By all accounts, these are tough times at Ruden McClosky. Defections, layoffs and office closures recently led the Florida-based firm to fall out of the National Law Journal’s ranking of the top 250 law firms in the United States when its head count fell to just over 100 lawyers.
However, talks of the firm’s imminent demise are off base, the firm’s brass told the Daily Business Review in a far-ranging interview.
“There’s no doubt that the firm has been having economic difficulties in this year uncommon to the history of the law firm,” Michael Krul, chair of Ruden’s corporate and finance department, told the Daily Business Review. “I believe the overwhelming majority of shareholders in the law firm are committed to staying with Ruden and continuing their practices with this firm.
“We’re not going away, we’re not falling apart.”
According to the report, several factors have played a role in Ruden McClosky’s downturn.

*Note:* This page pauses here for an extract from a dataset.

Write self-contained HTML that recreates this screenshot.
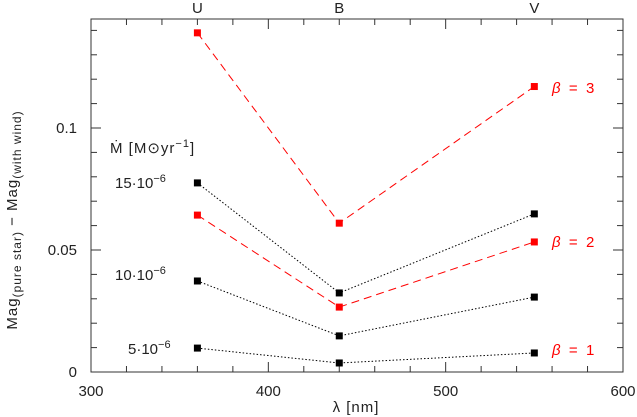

They include the firm’s “nice guy” culture that included extending credit to clients that were unable to pay their legal bills; a failure to bring “the younger generation” of partners into the management fold; and, most importantly, the downturn of the real estate market and the firm’s slow response.
Firm officials said there are no plans for a possible merger pending.
“Ruden is looking to acquire, not be acquired, if the right opportunity presented itself,” said Carl Schuster. “But we would not just merge into a firm – unequivocally no.”
Those steps do not include a merger, unless a firm wants to join Ruden, Schuster said.